Deutsche Bank shares dropped to an all-time low this morning before rallying, amid an investigation into possible money laundering.
Shares dropped 2.4 per cent to €7.90 (£7.03) as trading opened today, the second time they have dropped below €8 after Friday, when prosecutors raided the lender’s offices for a second day.
Police were looking for evidence linked to the so-called Panama Papers revelations that two employees had set up offshore firms for clients to launder money through.
Shares later rallied, however, and were 0.65 per cent up, at $8.11.
The bank has been hit by a series of scandals this year, and faces fresh questions over its alleged role as a funnel for dirty money processed via Danish lender Danske Bank.
The European banking sector at large has been subject to a drop in shares this morning.

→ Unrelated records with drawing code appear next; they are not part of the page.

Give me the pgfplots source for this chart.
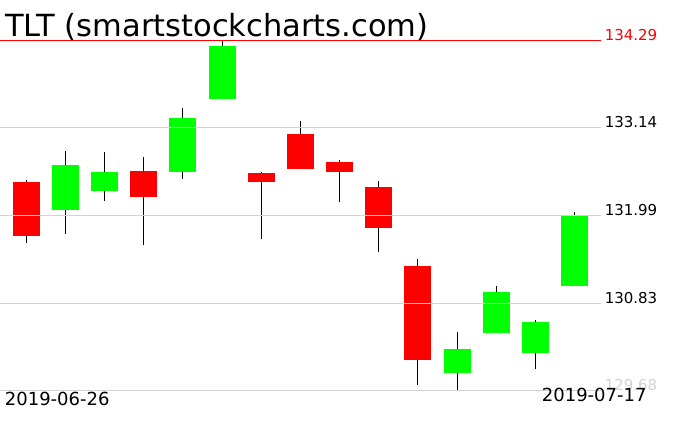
\documentclass[border=0pt]{standalone}
\usepackage{pgfplots}
\pgfplotsset{compat=1.18}
\usepackage{fontspec}
\setmainfont{DejaVu Sans}
\definecolor{cgreen}{RGB}{0,255,0}
\definecolor{cred}{RGB}{255,0,0}
\definecolor{cgrid}{RGB}{211,211,211}
\begin{document}
\begin{tikzpicture}
\begin{axis}[at={(0,0)}, anchor=south west, scale only axis,
  width=676pt, height=431pt,
  xmin=0.3367, xmax=17.582, ymin=129.151, ymax=134.816,
  hide axis, clip=false, unbounded coords=jump]
% wicks (low, high)
\addplot[black, line width=1pt] coordinates {
 (1,131.62) (1,132.45) (1,nan)
 (2,131.74) (2,132.83) (2,nan)
 (3,132.18) (3,132.82) (3,nan)
 (4,131.59) (4,132.75) (4,nan)
 (5,132.46) (5,133.40) (5,nan)
 (6,133.51) (6,134.29) (6,nan)
 (7,131.67) (7,132.56) (7,nan)
 (8,132.60) (8,133.23) (8,nan)
 (9,132.16) (9,132.71) (9,nan)
 (10,131.51) (10,132.44) (10,nan)
 (11,129.76) (11,131.41) (11,nan)
 (12,129.69) (12,130.45) (12,nan)
 (13,130.44) (13,131.06) (13,nan)
 (14,129.96) (14,130.61) (14,nan)
 (15,131.06) (15,132.03)
};
% red bodies (open, close)
\addplot[cred, line width=27pt] coordinates {
 (1,132.42) (1,131.71) (1,nan)
 (4,132.57) (4,132.23) (4,nan)
 (7,132.54) (7,132.43) (7,nan)
 (8,133.06) (8,132.60) (8,nan)
 (9,132.69) (9,132.56) (9,nan)
 (10,132.36) (10,131.82) (10,nan)
 (11,131.32) (11,130.08)
};
% green bodies (open, close)
\addplot[cgreen, line width=27pt] coordinates {
 (2,132.05) (2,132.65) (2,nan)
 (3,132.31) (3,132.56) (3,nan)
 (5,132.56) (5,133.27) (5,nan)
 (6,133.52) (6,134.21) (6,nan)
 (12,129.91) (12,130.23) (12,nan)
 (13,130.44) (13,130.98) (13,nan)
 (14,130.17) (14,130.58) (14,nan)
 (15,131.06) (15,131.98)
};
% grid lines
\addplot[cgrid, line width=1pt] coordinates {(0.3367,133.14) (15.668,133.14)};
\addplot[cgrid, line width=1pt] coordinates {(0.3367,131.99) (15.668,131.99)};
\addplot[cgrid, line width=1pt] coordinates {(0.3367,130.83) (15.668,130.83)};
\addplot[cgrid, line width=1pt] coordinates {(0.3367,129.68) (15.668,129.68)};
\addplot[cred, line width=1pt] coordinates {(0.3367,134.29) (15.668,134.29)};
% labels
\node[anchor=base west, inner sep=0pt, text=cred, font=\fontsize{15}{15}\selectfont] at (axis cs:15.76,134.29) {134.29};
\node[anchor=base west, inner sep=0pt, text=black, font=\fontsize{15}{15}\selectfont] at (axis cs:15.76,133.14) {133.14};
\node[anchor=base west, inner sep=0pt, text=black, font=\fontsize{15}{15}\selectfont] at (axis cs:15.76,131.99) {131.99};
\node[anchor=base west, inner sep=0pt, text=black, font=\fontsize{15}{15}\selectfont] at (axis cs:15.76,130.83) {130.83};
\node[anchor=base west, inner sep=0pt, text=cgrid, font=\fontsize{15}{15}\selectfont] at (axis cs:15.76,129.68) {129.68};
\node[anchor=base west, inner sep=0pt, text=black, font=\fontsize{18}{18}\selectfont] at (axis cs:0.457,129.48) {2019-06-26};
\node[anchor=base west, inner sep=0pt, text=black, font=\fontsize{18}{18}\selectfont] at (axis cs:14.156,129.545) {2019-07-17};
\node[anchor=base west, inner sep=0pt, text=black, font=\fontsize{30.5}{30.5}\selectfont] at (axis cs:0.464,134.33) {TLT (smartstockcharts.com)};
\end{axis}
\pgfresetboundingbox
\path[use as bounding box] (0,0) rectangle (676pt,431pt);
\end{tikzpicture}
\end{document}
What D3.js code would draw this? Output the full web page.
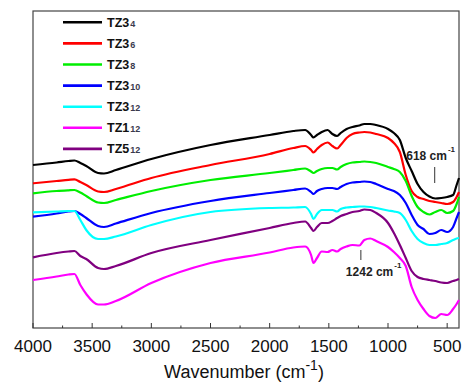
<!DOCTYPE html>
<html><head><meta charset="utf-8">
<script src="https://cdn.jsdelivr.net/npm/d3@7"></script>
<style>body{margin:0;background:#fff}svg{display:block}text{font-family:"Liberation Sans",Arial,sans-serif}</style>
</head><body>
<svg id="c" width="463" height="383"></svg>
<script>
// Wavenumber grid (cm^-1)
const wavenumbers = [4000,3800,3700,3650,3600,3550,3450,3400,3300,3000,2500,2000,1800,1700,1650,1630,1600,1560,1510,1470,1430,1400,1350,1300,1242,1200,1150,1100,1000,950,900,850,800,750,700,650,600,550,500,450,420,400];
// Transmittance (arbitrary units, offset spectra)
const TZ3_4  = [163,165.5,167,167.5,165,162,155,154.5,158,169,183,193,197,198,193,190.5,193,196,198,194,192,195,199,201,202.5,204,204,203,199,195,188,170,157,144,136,131.5,129.5,130,131,133,143,150];
const TZ3_6  = [144.7,147,148.2,148.7,146,143,136.5,136,139,150,163,174,180,182,178,175.5,179,183,185.5,182,179.5,183,190,194,195.5,196,195.5,194,190,185,176,153,137,131,129,127,126,125,124,126,131,136];
const TZ3_8  = [134.7,137,137.7,138,135.5,132,125.5,125,128,137,148,155,158,159.5,156.5,155,157,159,160,160,158.5,161,164,165.5,166,166.5,166,165,161,159,156,147,132,121,116,113.5,116,118,115,117,124,131];
const TZ3_10 = [111.3,114.5,116.5,117,114,110,102,101,104.5,115,127,135,138,139.5,136,134,137,139,140,140,139,141,144,145.5,146,146.5,146,144,139,137,133,125,113,103,99,94,95,98,96,101,110,116];
const TZ3_12 = [115.7,116.5,117,117,108,98,89,89,91.5,103,116,120,120.5,121,114,109,114,118,118,118,116.5,119,120.5,121,121.5,121.5,121,120,117.5,116.5,115,108,97,89,85,83,83,84,85,88,89.5,90];
const TZ1_12 = [48,51.5,53.5,54,43,34,23.5,23.5,27,45,65,75.5,80.5,81.5,73,65,70,76.5,76,78,76.5,79,81.5,83,82.5,88,89.5,87,81,76,70,62,41,28,19,12,10,14,13,19,24,28];
const TZ5_12 = [70.7,75,76.5,77,72,69,60,59,62,75,88,100,105,106.5,100,97,101,105,105,107,110,112,114,116,117,118.5,118,115,105,95,83,70,57,51,49,48,47,45.5,45,47,48,49];
const series = [
  {name:"TZ3", sub:"4",  color:"#000000", values:TZ3_4},
  {name:"TZ3", sub:"6",  color:"#ff0000", values:TZ3_6},
  {name:"TZ3", sub:"8",  color:"#00ee00", values:TZ3_8},
  {name:"TZ3", sub:"10", color:"#0000ff", values:TZ3_10},
  {name:"TZ3", sub:"12", color:"#00ffff", values:TZ3_12},
  {name:"TZ1", sub:"12", color:"#ff00ff", values:TZ1_12},
  {name:"TZ5", sub:"12", color:"#800080", values:TZ5_12}
];
const xTicks = [4000,3500,3000,2500,2000,1500,1000,500];
const xMinorTicks = [3750,3250,2750,2250,1750,1250,750];
const annotations = [{wn:618, label:"618 cm", y0:145, y1:161, tx:-27, ty:168.5},
                     {wn:1242, label:"1242 cm", y0:68, y1:78, tx:-13.5, ty:52}];

const svg = d3.select("#c");
const L=33, R=459, T=11, B=328;
const x = d3.scaleLinear().domain([4000,400]).range([L,R]);
const y = d3.scaleLinear().domain([0,317]).range([B,T]);

// frame
svg.append("rect").attr("x",L).attr("y",T).attr("width",R-L).attr("height",B-T)
  .attr("fill","none").attr("stroke","#444").attr("stroke-width",1.2);

// x ticks (inward)
const g = svg.append("g");
xTicks.forEach(t=>{
  g.append("line").attr("x1",x(t)).attr("x2",x(t)).attr("y1",B).attr("y2",B-5).attr("stroke","#333").attr("stroke-width",1);
  g.append("text").attr("x",x(t)).attr("y",351.5).attr("text-anchor","middle").attr("font-size",17).attr("fill","#111").text(t);
});
xMinorTicks.forEach(t=>{
  g.append("line").attr("x1",x(t)).attr("x2",x(t)).attr("y1",B).attr("y2",B-2.5).attr("stroke","#333").attr("stroke-width",1);
});
// axis title
const title = svg.append("text").attr("x",244).attr("y",378).attr("text-anchor","middle").attr("font-size",18).attr("fill","#111");
title.append("tspan").text("Wavenumber (cm");
title.append("tspan").attr("font-size",14).attr("dy",-8).text("-1");
title.append("tspan").attr("dy",8).text(")");

// annotations (under lines)
annotations.forEach(a=>{
  svg.append("line").attr("x1",x(a.wn)+1.5).attr("x2",x(a.wn)+1.5).attr("y1",y(a.y1)).attr("y2",y(a.y0)).attr("stroke","#333").attr("stroke-width",1);
  const t = svg.append("text").attr("x",x(a.wn)+a.tx).attr("y",y(a.ty)).attr("font-size",12).attr("font-weight","bold").attr("fill","#222");
  t.append("tspan").text(a.label);
  t.append("tspan").attr("font-size",8).attr("dy",-8).attr("dx",1).text("-1");
});

// lines
const line = d3.line().x((d,i)=>x(wavenumbers[i])).y(d=>y(d)).curve(d3.curveMonotoneX);
series.forEach(s=>{
  svg.append("path").datum(s.values).attr("d",line).attr("fill","none")
    .attr("stroke",s.color).attr("stroke-width",2.2).attr("stroke-linejoin","round");
});

// legend
series.forEach((s,i)=>{
  const cy = 22.3 + i*21.1;
  svg.append("line").attr("x1",63).attr("x2",102).attr("y1",cy).attr("y2",cy).attr("stroke",s.color).attr("stroke-width",2.6);
  const t = svg.append("text").attr("x",107).attr("y",cy+4.5).attr("font-size",12.5).attr("font-weight","bold").attr("fill","#111");
  t.append("tspan").text(s.name);
  t.append("tspan").attr("font-size",9).attr("fill","#3a3a4e").attr("dx",1).text(s.sub);
});
</script>
</body></html>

BNP Paribas, Societe Generale and Commerzbank were all down around two per cent this morning, but like Deutsche Bank they later rallied.
During the raids on Deutsche, police reportedly searched the offices of all the lender’s board members, including that of company boss Christian Sewing.
Sewing had to fend off suggestions of a possible merger over the weekend in the wake of the raids, saying he saw no indication of a tie-up with German rival Commerzbank, or Switzerland’s UBS.
He said he was not concerned about the board office raids. “I don’t have a problem with that,” he said. “I want this matter to be cleared up as soon as possible.”